10. (SBU) A number of Embassy contacts emphasized that
such fears are not new. CASS Rural Development
Institute Director General Zhang Xiaoshan noted that
similar arguments were made around the time of China's
WTO accession in 2001. Cargill's Director of
Government Affairs in China told Econoffs that these
concerns also underlie criticism of large
multinational agricultural commodity firms in China
and that Cargill is lobbying Chinese policymakers to
avoid measures to protect domestic producers from the
perceived threat. China recently added new
restrictions on investments in the oil seed crushing
industry to the latest version of its foreign
investment guidance catalogue.

-------
Comment
-------

11. (SBU) Most scholars highlight the deep-seeded
historical and political concerns associated with food
security and rural development issues.
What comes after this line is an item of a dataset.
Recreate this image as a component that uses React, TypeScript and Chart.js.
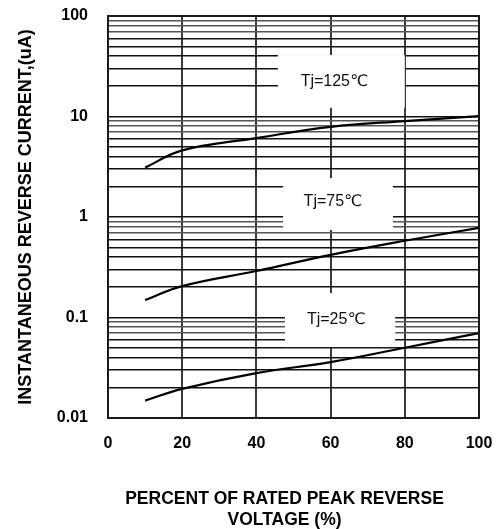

These concerns
include: the national security implications of losing
grain self-sufficiency; rural instability resulting
from lost domestic markets; and inflation that could
eat away at Chinese citizens' savings. These analysts
emphasize that failure to tackle these challenges
could cripple the leadership's ability to govern, and
note that the leadership's interest in food security
at times affects its ability to engage constructively
with international partners.

12. (SBU) While compared to Japan or even the United
States, the volume of Chinese agricultural imports
remains low, the composition of these imports has
concerned Chinese policymakers. Oilseeds and edible
oils in particular touch many sensitive markets,
including cooking oil and animal feed. Edible oil is
an important inflation bellwether for many Chinese.
After seeing the impact of, in their view, unfettered
market access on edible oil and oil seed prices, it is
not surprising that many Chinese policymakers are not
anxious to throw open domestic agricultural markets.

13. (SBU) Faced with the multiple goals of improving
farmers' net incomes while also ensuring grain
security and price stability, Chinese rural
policymakers need assurances that they can control
outcomes before they open to imports.